High Level Git Subtree Scripts
September 30, 2010

A while ago in my post Managing Dependent Libraries with Git I talked about some shell scripts that I’d developed to help me to work with the git subtree command.

Since then I’ve updated them quite a bit and rewritten them in python, so I thought I’d revisit them slightly on the blog… There is now just one command line command ‘subtree’ which takes a number of options, like so:

> subtree <command> <tree>

Tree Configuration

The tree parameter is used to look up a configuration file at the path

subtrees/<tree>.subtree

relative to the root of the project.

The configuration files are very simple, and basically just define three variables which the commands use. For example, the ECFoundation.subtree file for my foundation library looks like this:

TREE="ECFoundation"
LOCAL="frameworks/ECFoundation"
URL="git://github.com/samdeane/ECFoundation.git"

The first variable gives a name for the branch that the git subtree system will use to track the module. The second variable gives a location to place the subtree, relative to the root of the local project. The third variable gives the URL location of the repository containing the master copy of the module.

Subtree Commands

Add

> subtree add <tree>

This command grabs a subtree from a remote depot and adds it to your project.

For example, when I first set up a new project and want to import ECFoundation, I first make a “subtrees” directory and copy into it ECFoundation.subtree.
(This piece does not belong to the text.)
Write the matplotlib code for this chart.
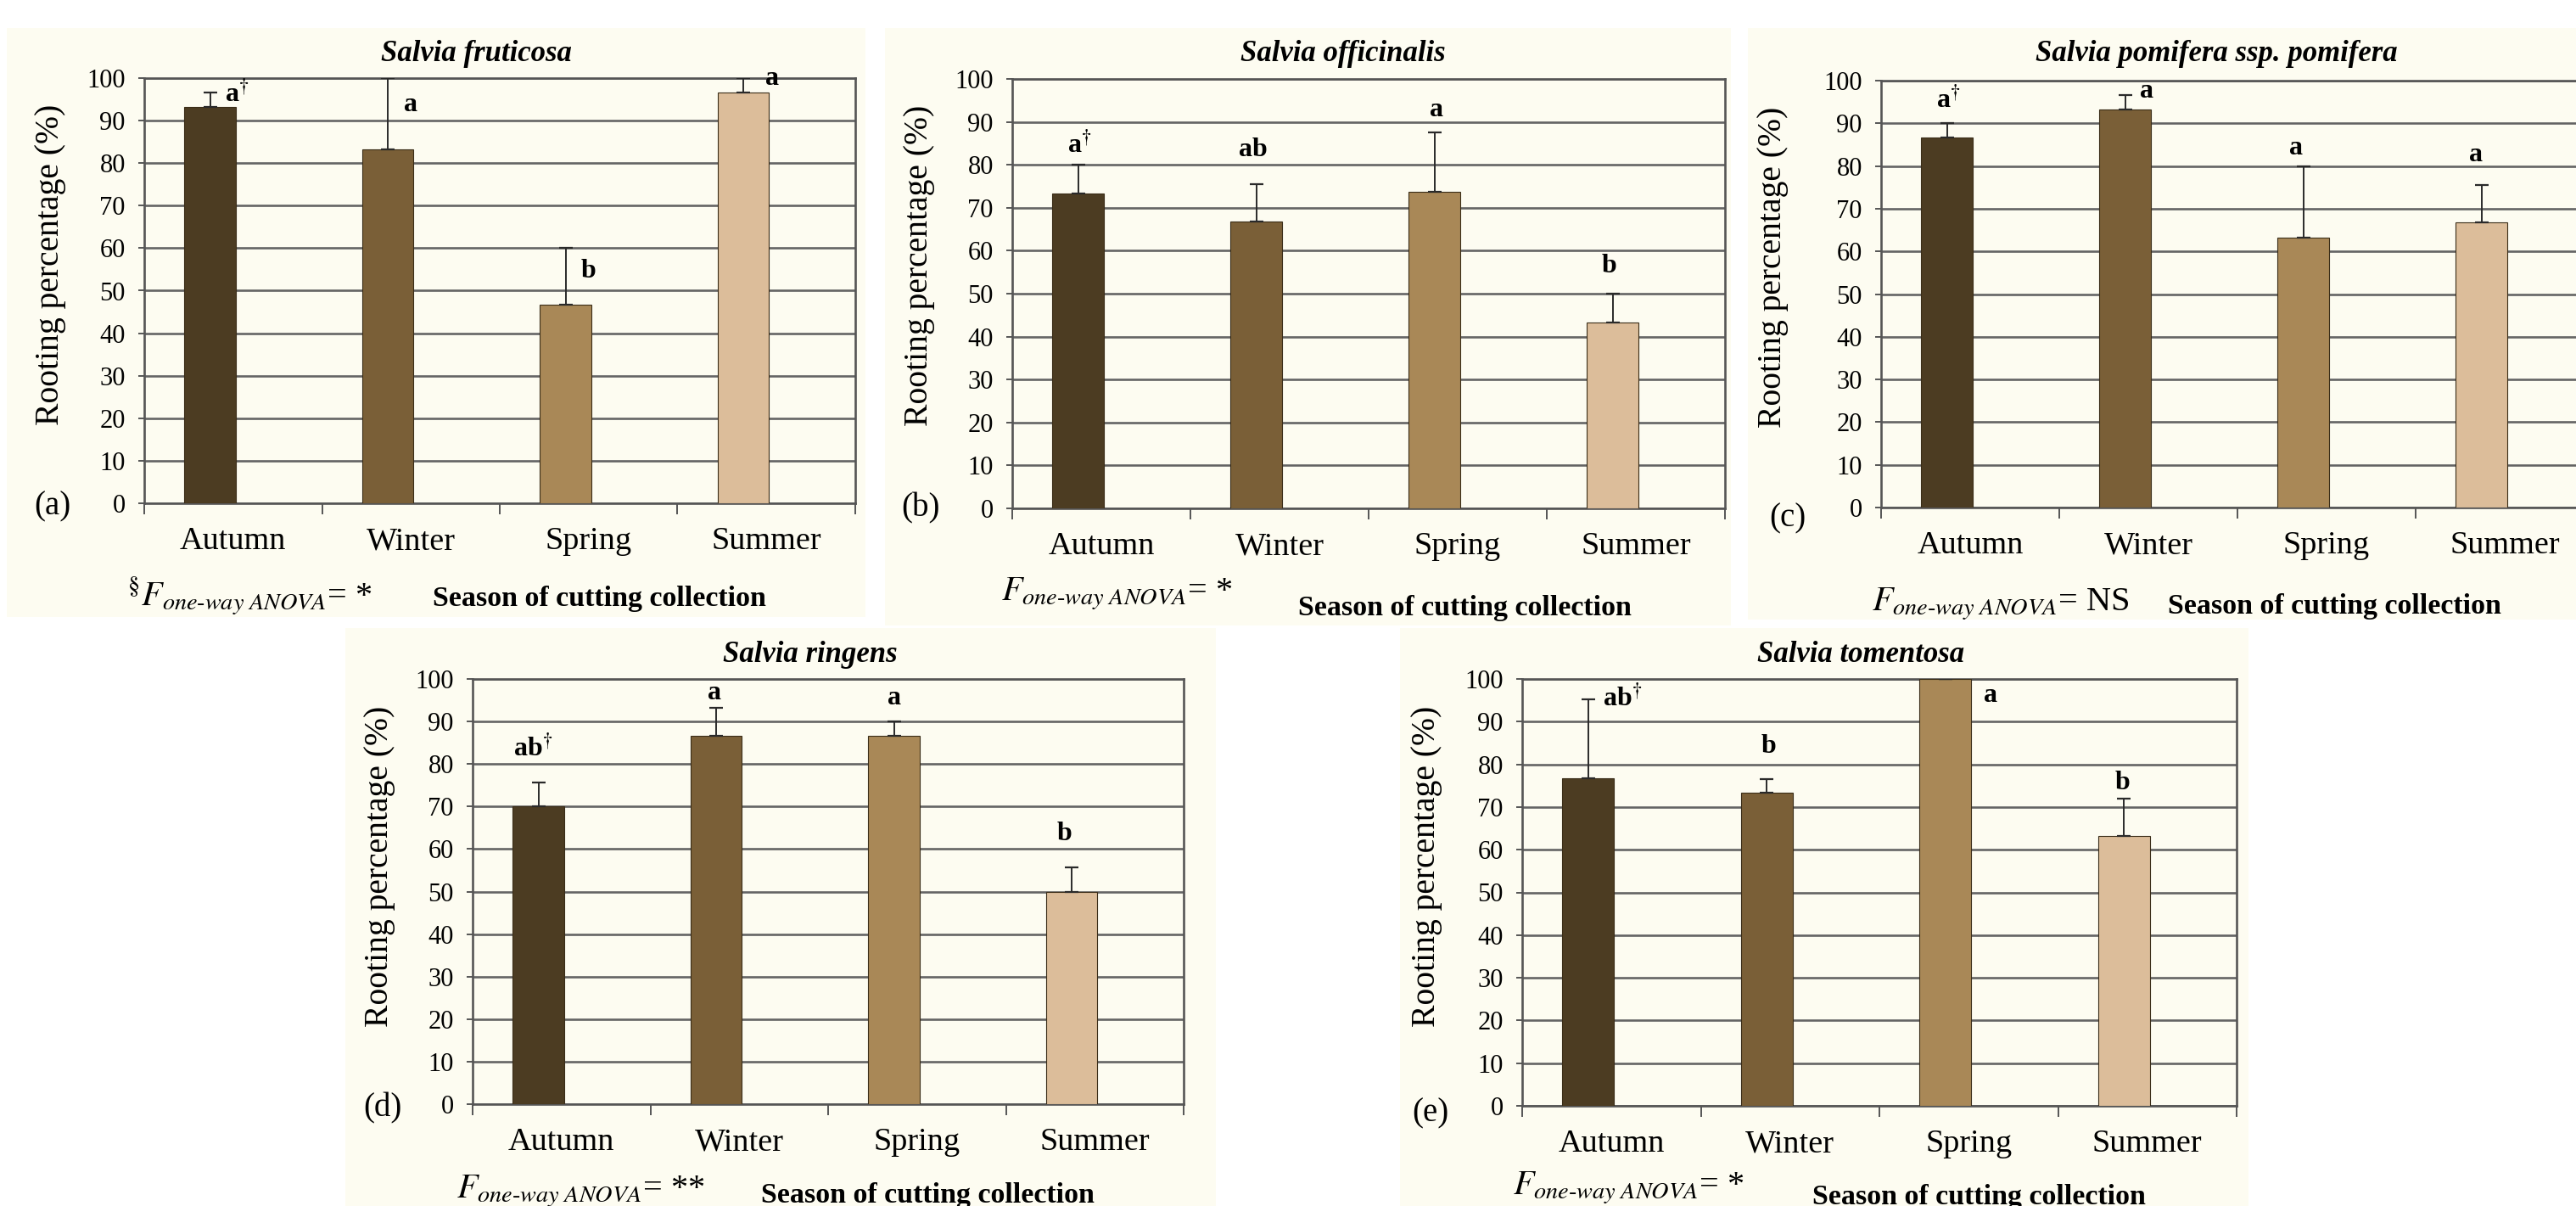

Next I cd into the root folder for the project in the terminal, and run:

> subtree add ECFoundation

If all goes well, I end up with a new folder called frameworks/ECFoundation/ containing the latest version of the library.

Push

> subtree push <tree>

This command pushes back local changes to the remote repository that the subtree came from.

For example, if I’ve changed ECFoundation in my project and I want to push my changes back to the master repository, I again cd to the root folder of the project, and run

> subtree push ECFoundation

Pull

> subtree pull <tree>

This command grabs any remote changes to the subtree and merges them into the local project copy.

For example, if I want to pull the latest version of ECFoundation into my project, I cd to the root folder of the project and run:

> subtree pull ECFoundation

Log

> subtree log <tree>

This command runs git log over the local directory containing the subtree.

Commit

> subtree commit <tree>

This command runs git commit on just the local directory containing the subtree. It’s a good idea to commit local changes to the subtree separately from other project changes, so that you don’t end up with weird project-specific commit messages when you push back subtree changes to the master repository for the subtree.

Status Of These Scripts

These scripts are still pretty simple (though more complicated than they were when I started), but they do the job for me.

You can find them on github here.

Comments and improvements to the scripts are welcomed!